**EXERCISE DIRECTIONS**. Every record below should be written out exactly; pictures stay out.

--- BEGIN INFORMATION PROVIDED ---

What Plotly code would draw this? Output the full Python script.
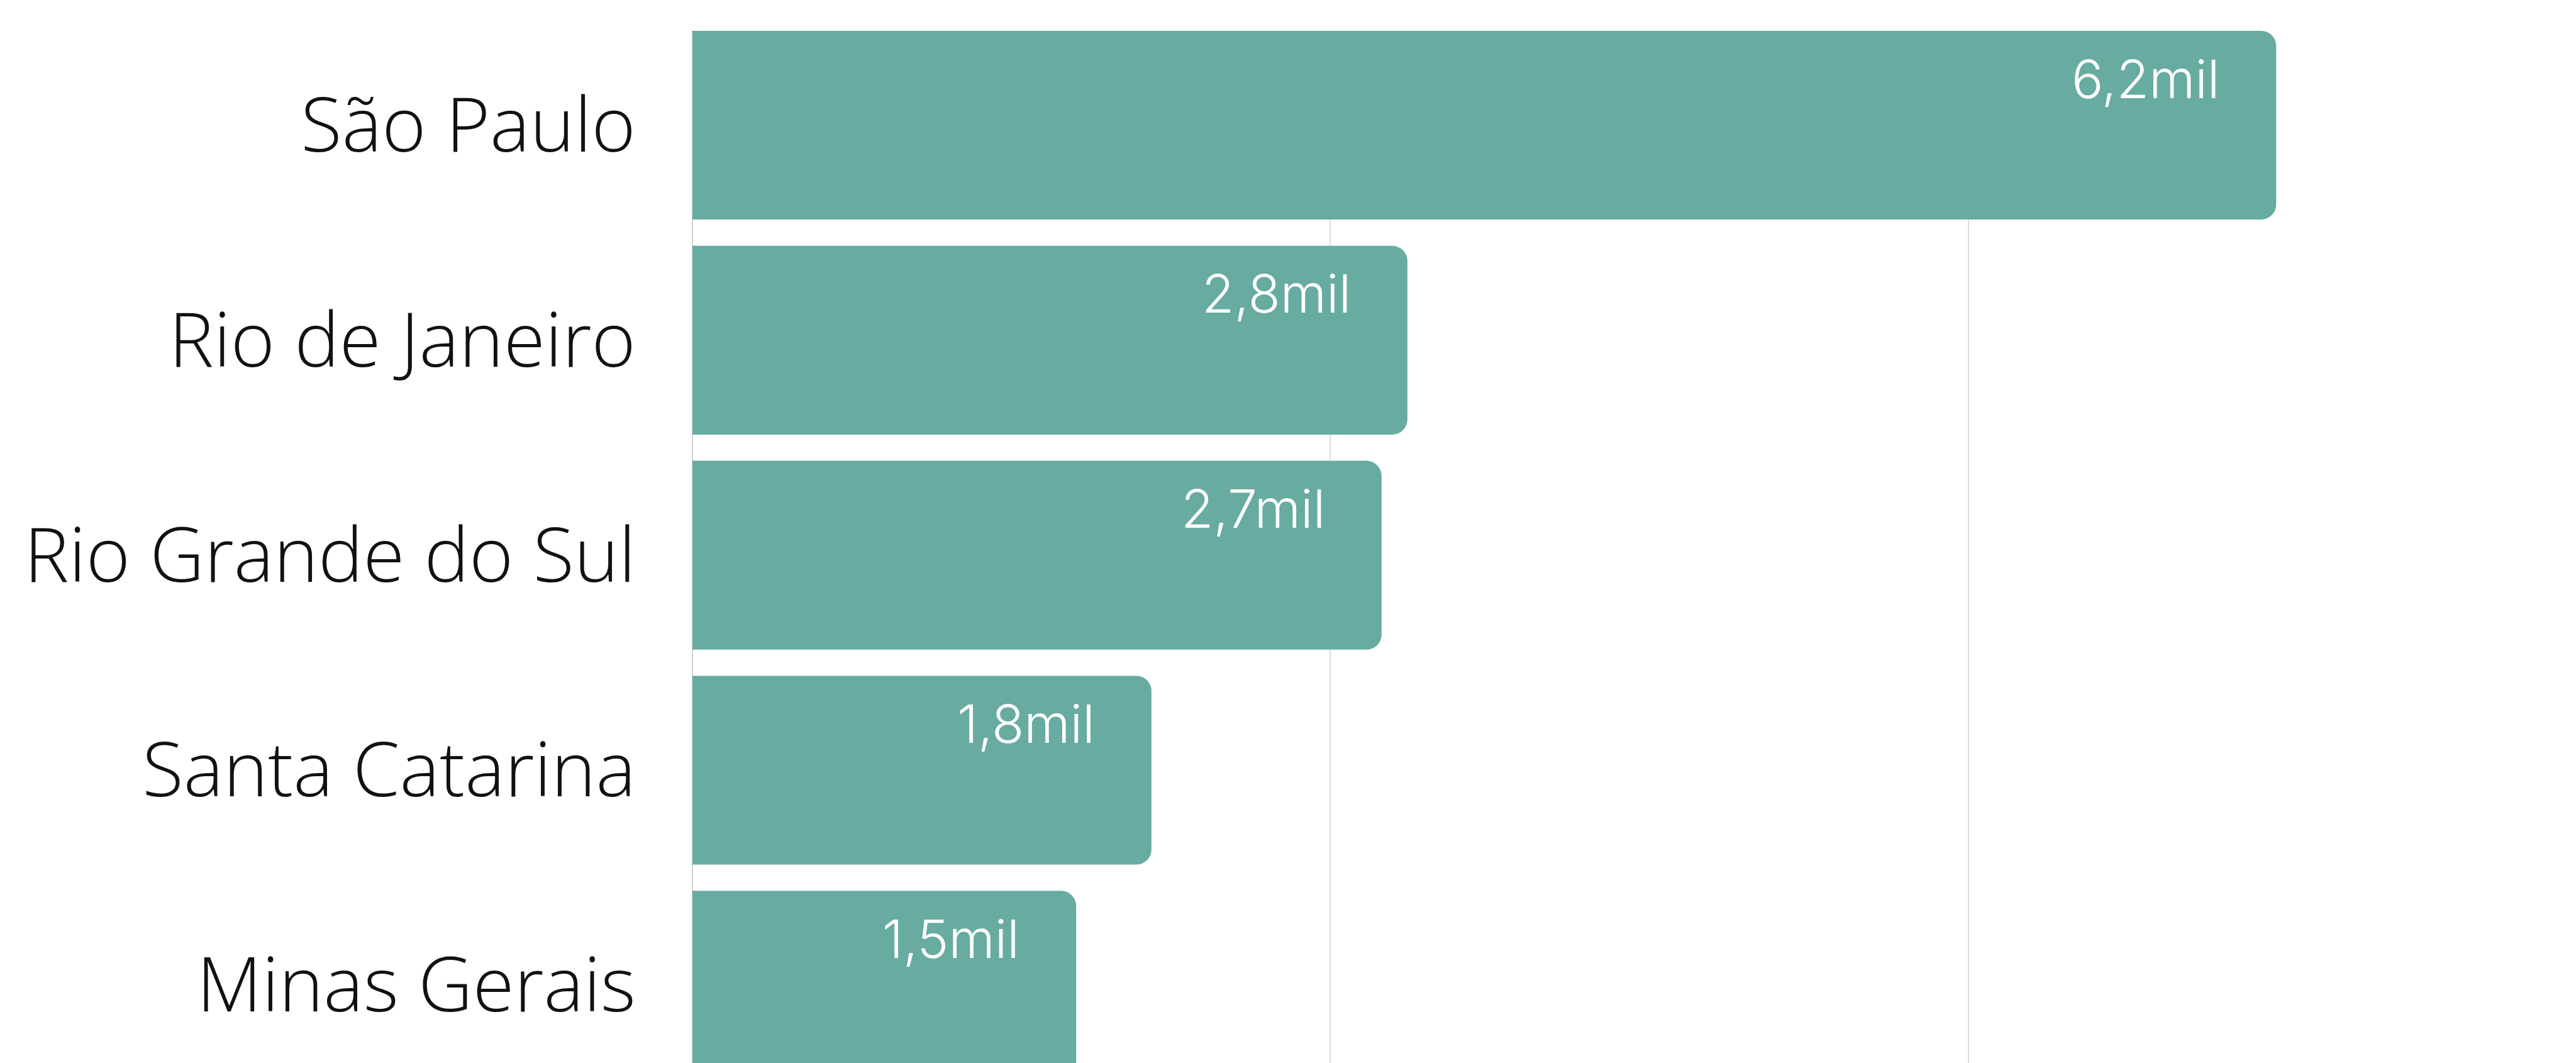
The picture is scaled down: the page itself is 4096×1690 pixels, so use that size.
import plotly.graph_objects as go

# Data
states = ["São Paulo", "Rio de Janeiro", "Rio Grande do Sul", "Santa Catarina", "Minas Gerais"]
values = [6207, 2802, 2701, 1799, 1504]
value_labels = ["6,2mil", "2,8mil", "2,7mil", "1,8mil", "1,5mil"]
x_tickvals = [0, 2500, 5000, 7500]

BAR_COLOR = "#68ABA0"

fig = go.Figure()
fig.add_trace(go.Bar(
    x=values,
    y=states,
    orientation="h",
    marker=dict(color=BAR_COLOR, line=dict(width=0)),
    width=0.878,
    hoverinfo="skip",
))

for s, v, lab in zip(states, values, value_labels):
    fig.add_annotation(
        x=v, y=s, text=lab, showarrow=False,
        xanchor="right", yanchor="middle",
        xshift=-88, yshift=74,
        font=dict(family="Inter, Noto Sans, sans-serif", size=84, color="white", weight=300),
    )

fig.update_layout(
    width=4096, height=1690,
    margin=dict(l=1101, r=0, t=49, b=0, pad=0),
    paper_bgcolor="white", plot_bgcolor="white",
    showlegend=False,
    barcornerradius=24,
    xaxis=dict(
        range=[0, 7382],
        tickvals=x_tickvals,
        showticklabels=False,
        showgrid=True, gridcolor="#dcdcdc", gridwidth=1.8,
        zeroline=True, zerolinecolor="#cfcfcf", zerolinewidth=1.8,
        showline=False, ticks="",
        fixedrange=True,
    ),
    yaxis=dict(
        categoryorder="array", categoryarray=states,
        range=[4.362, -0.439],
        showgrid=False, zeroline=False, showline=False, ticks="",
        ticklabelstandoff=89,
        tickfont=dict(family="Open Sans", size=120, color="#111111", weight=300),
        fixedrange=True,
    ),
)

fig.write_html("out.html")
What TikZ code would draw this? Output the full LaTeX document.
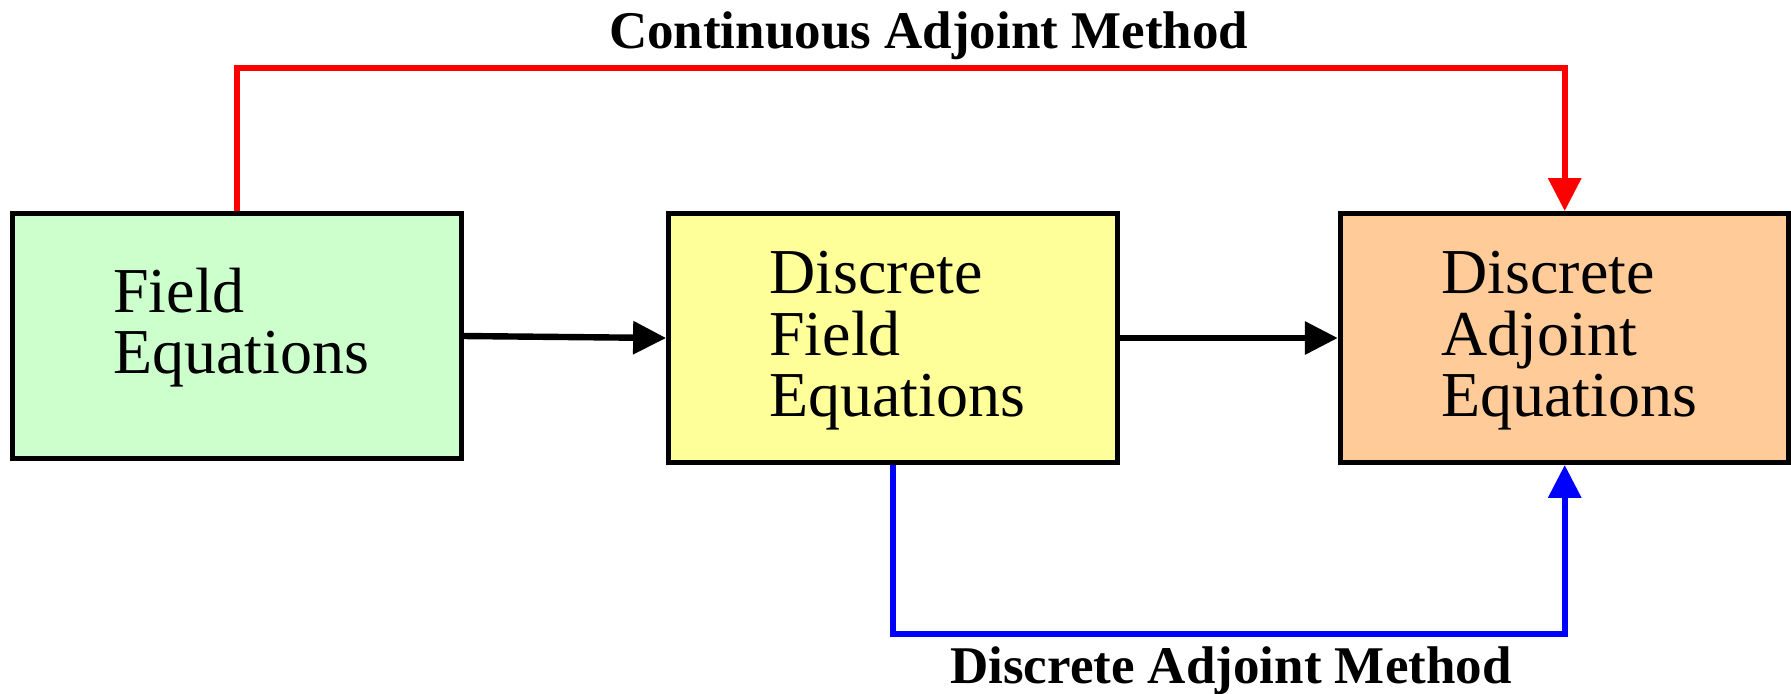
\documentclass[tikz,border=0pt]{standalone}
\usepackage{fontspec}
\setmainfont{Liberation Serif}
\usetikzlibrary{arrows.meta}
\definecolor{boxgreen}{HTML}{CCFFCC}
\definecolor{boxyellow}{HTML}{FFFF99}
\definecolor{boxorange}{HTML}{FFCC99}
\definecolor{linered}{HTML}{FF0000}
\definecolor{lineblue}{HTML}{0000FF}
\tikzset{
  blockbox/.style={draw=black, line width=2.6pt, rectangle, inner sep=0pt, minimum width=224.3pt},
  boxtext/.style={anchor=base west, inner sep=0pt, font=\fontsize{32}{30.5}\selectfont},
  methodlabel/.style={anchor=base, inner sep=0pt, font=\fontsize{26.5}{30}\selectfont\bfseries},
  conn/.style={line width=3.2pt, -{Triangle[length=16.5pt, width=16pt]}},
}
\begin{document}
\begin{tikzpicture}[x=0.5pt, y=-0.5pt]
\useasboundingbox (0,0) rectangle (1791,693);
\node[blockbox, fill=boxgreen, minimum height=122.3pt] (b1) at (237,336) {};
\node[blockbox, fill=boxyellow, minimum height=124.3pt] (b2) at (893,338) {};
\node[blockbox, fill=boxorange, minimum height=124.3pt] (b3) at (1564.7,338) {};
\node[boxtext] (t1) at (113,312) {\begin{tabular}[t]{@{}l@{}}Field\\Equations\end{tabular}};
\node[boxtext] (t2) at (769,293) {\begin{tabular}[t]{@{}l@{}}Discrete\\Field\\Equations\end{tabular}};
\node[boxtext] (t3) at (1441,293) {\begin{tabular}[t]{@{}l@{}}Discrete\\Adjoint\\Equations\end{tabular}};
\coordinate (ctop) at (900,68);
\coordinate (cbot) at (1200,634);
\draw[conn, draw=black] (b1.east) -- (b2.west);
\draw[conn, draw=black] (b2.east) -- (b3.west);
\draw[conn, draw=linered] (b1.north) |- (ctop) -| (b3.north);
\draw[conn, draw=lineblue] (b2.south) |- (cbot) -| (b3.south);
\node[methodlabel] (lc) at (928.6,48) {Continuous Adjoint Method};
\node[methodlabel] (ld) at (1231,683) {Discrete Adjoint Method};
\end{tikzpicture}
\end{document}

--- END INFORMATION PROVIDED ---

**ANSWER IN FULL**.
What Plotly code would draw this? Output the full Python script.
The picture is scaled down: the page itself is 4096×1690 pixels, so use that size.
import plotly.graph_objects as go

# Data
states = ["São Paulo", "Rio de Janeiro", "Rio Grande do Sul", "Santa Catarina", "Minas Gerais"]
values = [6207, 2802, 2701, 1799, 1504]
value_labels = ["6,2mil", "2,8mil", "2,7mil", "1,8mil", "1,5mil"]
x_tickvals = [0, 2500, 5000, 7500]

BAR_COLOR = "#68ABA0"

fig = go.Figure()
fig.add_trace(go.Bar(
    x=values,
    y=states,
    orientation="h",
    marker=dict(color=BAR_COLOR, line=dict(width=0)),
    width=0.878,
    hoverinfo="skip",
))

for s, v, lab in zip(states, values, value_labels):
    fig.add_annotation(
        x=v, y=s, text=lab, showarrow=False,
        xanchor="right", yanchor="middle",
        xshift=-88, yshift=74,
        font=dict(family="Inter, Noto Sans, sans-serif", size=84, color="white", weight=300),
    )

fig.update_layout(
    width=4096, height=1690,
    margin=dict(l=1101, r=0, t=49, b=0, pad=0),
    paper_bgcolor="white", plot_bgcolor="white",
    showlegend=False,
    barcornerradius=24,
    xaxis=dict(
        range=[0, 7382],
        tickvals=x_tickvals,
        showticklabels=False,
        showgrid=True, gridcolor="#dcdcdc", gridwidth=1.8,
        zeroline=True, zerolinecolor="#cfcfcf", zerolinewidth=1.8,
        showline=False, ticks="",
        fixedrange=True,
    ),
    yaxis=dict(
        categoryorder="array", categoryarray=states,
        range=[4.362, -0.439],
        showgrid=False, zeroline=False, showline=False, ticks="",
        ticklabelstandoff=89,
        tickfont=dict(family="Open Sans", size=120, color="#111111", weight=300),
        fixedrange=True,
    ),
)

fig.write_html("out.html")
What TikZ code would draw this? Output the full LaTeX document.
\documentclass[tikz,border=0pt]{standalone}
\usepackage{fontspec}
\setmainfont{Liberation Serif}
\usetikzlibrary{arrows.meta}
\definecolor{boxgreen}{HTML}{CCFFCC}
\definecolor{boxyellow}{HTML}{FFFF99}
\definecolor{boxorange}{HTML}{FFCC99}
\definecolor{linered}{HTML}{FF0000}
\definecolor{lineblue}{HTML}{0000FF}
\tikzset{
  blockbox/.style={draw=black, line width=2.6pt, rectangle, inner sep=0pt, minimum width=224.3pt},
  boxtext/.style={anchor=base west, inner sep=0pt, font=\fontsize{32}{30.5}\selectfont},
  methodlabel/.style={anchor=base, inner sep=0pt, font=\fontsize{26.5}{30}\selectfont\bfseries},
  conn/.style={line width=3.2pt, -{Triangle[length=16.5pt, width=16pt]}},
}
\begin{document}
\begin{tikzpicture}[x=0.5pt, y=-0.5pt]
\useasboundingbox (0,0) rectangle (1791,693);
\node[blockbox, fill=boxgreen, minimum height=122.3pt] (b1) at (237,336) {};
\node[blockbox, fill=boxyellow, minimum height=124.3pt] (b2) at (893,338) {};
\node[blockbox, fill=boxorange, minimum height=124.3pt] (b3) at (1564.7,338) {};
\node[boxtext] (t1) at (113,312) {\begin{tabular}[t]{@{}l@{}}Field\\Equations\end{tabular}};
\node[boxtext] (t2) at (769,293) {\begin{tabular}[t]{@{}l@{}}Discrete\\Field\\Equations\end{tabular}};
\node[boxtext] (t3) at (1441,293) {\begin{tabular}[t]{@{}l@{}}Discrete\\Adjoint\\Equations\end{tabular}};
\coordinate (ctop) at (900,68);
\coordinate (cbot) at (1200,634);
\draw[conn, draw=black] (b1.east) -- (b2.west);
\draw[conn, draw=black] (b2.east) -- (b3.west);
\draw[conn, draw=linered] (b1.north) |- (ctop) -| (b3.north);
\draw[conn, draw=lineblue] (b2.south) |- (cbot) -| (b3.south);
\node[methodlabel] (lc) at (928.6,48) {Continuous Adjoint Method};
\node[methodlabel] (ld) at (1231,683) {Discrete Adjoint Method};
\end{tikzpicture}
\end{document}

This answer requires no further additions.